The U.N. General Assembly overwhelmingly adopted a resolution Tuesday demanding that Israel comply with a world court decision and tear down the barrier it is building to seal off the West Bank.

The vote was 150 in favor, 6 opposed including the United States, and 10 abstentions.

The assembly's vote, like the opinion of the International Court of Justice, is not legally binding, but both have symbolic value as international statements of support for the barrier's destruction.

The 191-member world body voted after lengthy negotiations between the Arab League and the European Union which resulted in a revised text that was accepted by both groups.

The court, as well as the resolution, demand that the barrier be dismantled and reparations be paid to Palestinians harmed by its construction.

Israel has refused to recognize the world court ruling, saying it has no authority to deal with the issue and has ordered construction to go on.

The Israeli Supreme Court, however, has ordered the army to change the route of the barrier in a 20-mile stretch near Jerusalem, saying it was causing too much hardship on the local Palestinian population.

Israel's U.N. Ambassador Dan Gillerman called the resolution "one-sided and totally counterproductive" and said construction of the barrier will continue in compliance with the requirements of international law as decided by Israel's Supreme Court.

"It is simply outrageous to respond with such vigor to a measure that saves lives and responds with such casual indifference and apathy to the ongoing campaign of Palestinian terrorism that takes lives. This is not justice but a perversion of justice," he said.
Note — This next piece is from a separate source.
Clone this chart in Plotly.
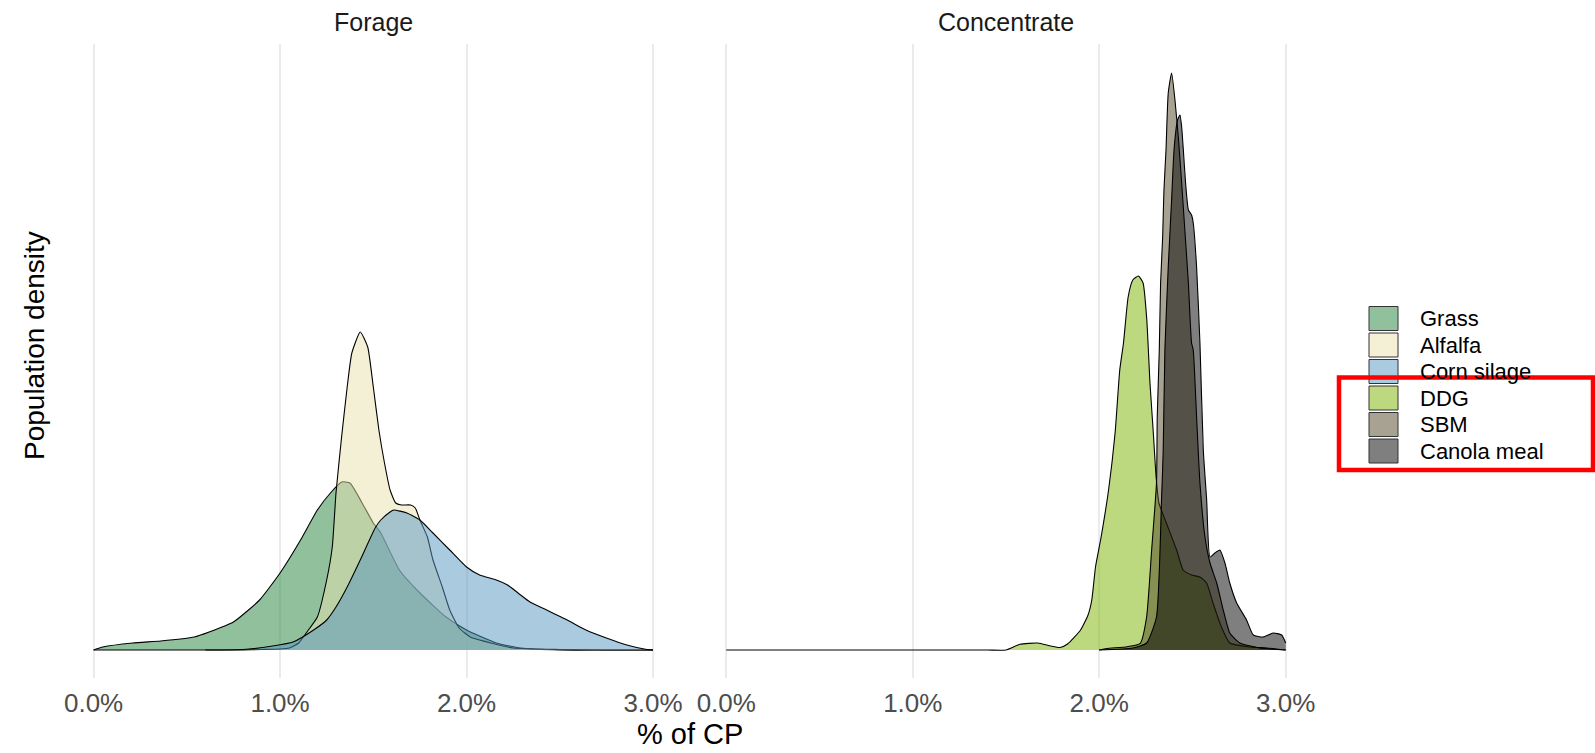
import plotly.graph_objects as go

# ---------------- data (x in % of CP, y = density) ----------------
grass_x = [0.0, 0.05, 0.21, 0.36, 0.54, 0.62, 0.75, 0.89, 1.0, 1.11, 1.2, 1.27, 1.33, 1.375, 1.44, 1.5,
           1.54, 1.64, 1.75, 1.89, 2.0, 2.16, 2.29, 2.5, 2.75, 3.0]
grass_y = [0.0, 0.03, 0.07, 0.09, 0.13, 0.18, 0.28, 0.50, 0.77, 1.10, 1.40, 1.57, 1.68, 1.67, 1.47, 1.27,
           1.17, 0.80, 0.57, 0.33, 0.20, 0.07, 0.02, 0.0, 0.0, 0.0]

alfalfa_x = [0.6, 0.8, 0.9, 1.0, 1.05, 1.1, 1.14, 1.2, 1.25, 1.28, 1.30, 1.33, 1.36, 1.385, 1.43, 1.47, 1.5,
             1.53, 1.56, 1.59, 1.62, 1.65, 1.7, 1.725, 1.75, 1.79, 1.82, 1.87, 1.91, 1.96, 2.02, 2.13,
             2.25, 2.5, 2.75, 3.0]
alfalfa_y = [0.0, 0.0, 0.005, 0.01, 0.02, 0.07, 0.17, 0.33, 0.70, 1.03, 1.57, 2.13, 2.63, 2.97, 3.18, 3.03, 2.63,
             2.2, 1.87, 1.6, 1.47, 1.45, 1.45, 1.42, 1.30, 1.13, 0.90, 0.63, 0.40, 0.22, 0.13, 0.07,
             0.02, 0.005, 0.0, 0.0]

corn_x = [0.0, 0.3, 0.66, 0.82, 0.96, 1.07, 1.18, 1.25, 1.3, 1.36, 1.43, 1.51, 1.54, 1.59, 1.61, 1.68, 1.75,
          1.82, 1.91, 2.0, 2.07, 2.16, 2.22, 2.29, 2.34, 2.43, 2.54, 2.64, 2.75, 2.86, 2.96, 3.0]
corn_y = [0.0, 0.0, 0.0, 0.007, 0.04, 0.08, 0.2, 0.3, 0.43, 0.63, 0.9, 1.22, 1.3, 1.38, 1.4, 1.37, 1.3,
          1.17, 1.0, 0.83, 0.75, 0.7, 0.65, 0.55, 0.48, 0.4, 0.3, 0.2, 0.12, 0.05, 0.007, 0.0]

ddg_x = [0.0, 0.5, 1.0, 1.4, 1.5, 1.575, 1.67, 1.74, 1.79, 1.83, 1.9, 1.94, 1.96, 1.98, 2.01, 2.05, 2.085,
         2.11, 2.13, 2.155, 2.18, 2.21, 2.235, 2.255, 2.272, 2.29, 2.305, 2.32, 2.36, 2.415, 2.45, 2.495,
         2.54, 2.576, 2.61, 2.655, 2.7, 2.81, 2.9, 3.0]
ddg_y = [0.0, 0.0, 0.0, 0.0, 0.0, 0.057, 0.07, 0.04, 0.025, 0.06, 0.2, 0.35, 0.5, 0.83, 1.13, 1.6, 2.17,
         2.8, 3.07, 3.53, 3.7, 3.74, 3.67, 3.3, 2.67, 2.17, 1.73, 1.47, 1.27, 1.0, 0.8, 0.75,
         0.73, 0.67, 0.47, 0.23, 0.07, 0.03, 0.02, 0.0]

sbm_x = [2.0, 2.04, 2.15, 2.22, 2.254, 2.281, 2.307, 2.311, 2.322, 2.329, 2.34, 2.347, 2.358, 2.37, 2.388,
         2.406, 2.424, 2.442, 2.46, 2.478, 2.495, 2.504, 2.522, 2.54, 2.567, 2.594, 2.63, 2.665, 2.7,
         2.754, 2.86, 3.0]
sbm_y = [0.0, 0.015, 0.033, 0.067, 0.33, 1.0, 1.67, 2.33, 3.0, 3.67, 4.13, 4.6, 5.0, 5.57, 5.77,
         5.5, 5.13, 4.67, 4.17, 3.67, 3.07, 3.0, 2.33, 1.67, 1.13, 0.87, 0.67, 0.4, 0.17,
         0.07, 0.02, 0.0]

canola_x = [2.0, 2.18, 2.254, 2.307, 2.334, 2.343, 2.352, 2.37, 2.388, 2.401, 2.42, 2.433, 2.442, 2.451,
            2.463, 2.478, 2.495, 2.504, 2.522, 2.54, 2.558, 2.576, 2.594, 2.62, 2.647, 2.674, 2.7,
            2.737, 2.79, 2.826, 2.879, 2.933, 2.978, 3.0]
canola_y = [0.0, 0.02, 0.07, 0.33, 1.5, 2.0, 3.0, 3.83, 4.5, 5.0, 5.3, 5.35, 5.23, 5.0,
            4.67, 4.4, 4.35, 4.27, 3.83, 3.07, 2.0, 1.5, 0.93, 0.97, 1.0, 0.87, 0.67,
            0.47, 0.3, 0.15, 0.13, 0.17, 0.15, 0.07]

panels = ["Forage", "Concentrate"]
groups = ["Grass", "Alfalfa", "Corn silage", "DDG", "SBM", "Canola meal"]
group_panel = ["Forage", "Forage", "Forage", "Concentrate", "Concentrate", "Concentrate"]
series_x = [grass_x, alfalfa_x, corn_x, ddg_x, sbm_x, canola_x]
series_y = [grass_y, alfalfa_y, corn_y, ddg_y, sbm_y, canola_y]
tick_vals = [0, 1, 2, 3]
tick_text = ["0.0%", "1.0%", "2.0%", "3.0%"]

# ---------------- styling ----------------
base_colors = [(33, 131, 57), (231, 225, 173), (85, 149, 193), (121, 179, 1), (81, 69, 37), (0, 0, 0)]
ALPHA = 0.5
FONT = "Liberation Sans, Arial, sans-serif"
W, H = 1595, 753
T, B = 44, 678


def px(x):
    return x / W


def py(y):
    return (B - y) / (B - T)


fig = go.Figure()
for name, pan, xs, ys, c in zip(groups, group_panel, series_x, series_y, base_colors):
    fig.add_trace(go.Scatter(
        x=xs, y=ys, name=name, mode="lines", fill="tozeroy",
        fillcolor=f"rgba({c[0]},{c[1]},{c[2]},{ALPHA})",
        line=dict(color="black", width=1.1, shape="spline", smoothing=0.5),
        xaxis="x" if pan == "Forage" else "x2", yaxis="y",
        showlegend=False, hoverinfo="skip",
    ))

xcommon = dict(
    range=[-0.15, 3.15], tickvals=tick_vals, ticktext=tick_text,
    showgrid=True, gridcolor="#ebebeb", gridwidth=1.5, zeroline=False, showline=False,
    ticks="outside", ticklen=2, tickcolor="rgba(0,0,0,0)",
    tickfont=dict(family=FONT, size=26, color="#4d4d4d"), anchor="y", automargin=False,
    fixedrange=True,
)
fig.update_layout(
    width=W, height=H, autosize=False,
    margin=dict(l=0, r=0, t=T, b=H - B, pad=0),
    paper_bgcolor="white", plot_bgcolor="white",
    xaxis=dict(domain=[65.6 / W, 681.0 / W], **xcommon),
    xaxis2=dict(domain=[698.3 / W, 1313.7 / W], **xcommon),
    yaxis=dict(domain=[0, 1], range=[-0.28, 6.06], showticklabels=False, showgrid=False,
               zeroline=False, showline=False, ticks="", automargin=False, fixedrange=True),
    showlegend=False,
)

ann = []
# panel strip titles
for label, cx in zip(panels, [373.3, 1006.0]):
    ann.append(dict(text=label, x=px(cx), y=py(22), xref="paper", yref="paper", showarrow=False,
                    xanchor="center", yanchor="middle", font=dict(family=FONT, size=25, color="#1a1a1a")))
# axis titles
ann.append(dict(text="% of CP", x=px(689.6), y=py(734), xref="paper", yref="paper", showarrow=False,
                xanchor="center", yanchor="middle", font=dict(family=FONT, size=29, color="black")))
ann.append(dict(text="Population density", x=px(34), y=py(346), xref="paper", yref="paper",
                showarrow=False, textangle=-90, xanchor="center", yanchor="middle",
                font=dict(family=FONT, size=28, color="black")))

shapes = []
key_centers = [318.5, 345, 371.5, 398, 424.5, 451]
for name, c, yc in zip(groups, base_colors, key_centers):
    shapes.append(dict(type="rect", xref="paper", yref="paper",
                       x0=px(1369), x1=px(1398), y0=py(yc - 12), y1=py(yc + 12),
                       fillcolor=f"rgba({c[0]},{c[1]},{c[2]},{ALPHA})",
                       line=dict(color="#333333", width=1)))
    ann.append(dict(text=name, x=px(1418), y=py(yc), xref="paper", yref="paper", showarrow=False,
                    xanchor="left", yanchor="middle", font=dict(family=FONT, size=22, color="black")))

# red highlight box drawn on the original image
shapes.append(dict(type="rect", xref="paper", yref="paper", layer="above",
                   x0=px(1339), x1=px(1593), y0=py(470), y1=py(377.5),
                   line=dict(color="#ff0000", width=4.5), fillcolor="rgba(0,0,0,0)"))

fig.update_layout(annotations=ann, shapes=shapes)
fig.write_html("out.html")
The Palestinians say the current route of the wall amounts to a land grab because parts of the barrier are being built on West Bank land that Israel conquered in the 1967 Middle East war. Israel says the fence is needed to keep out suicide bombers.

At the time, Israel said that it would not abide by the World Court's decision, reports CBS News Correspondent Robert Berger, because it does not acknowledge the court's authority to rule on the barrier.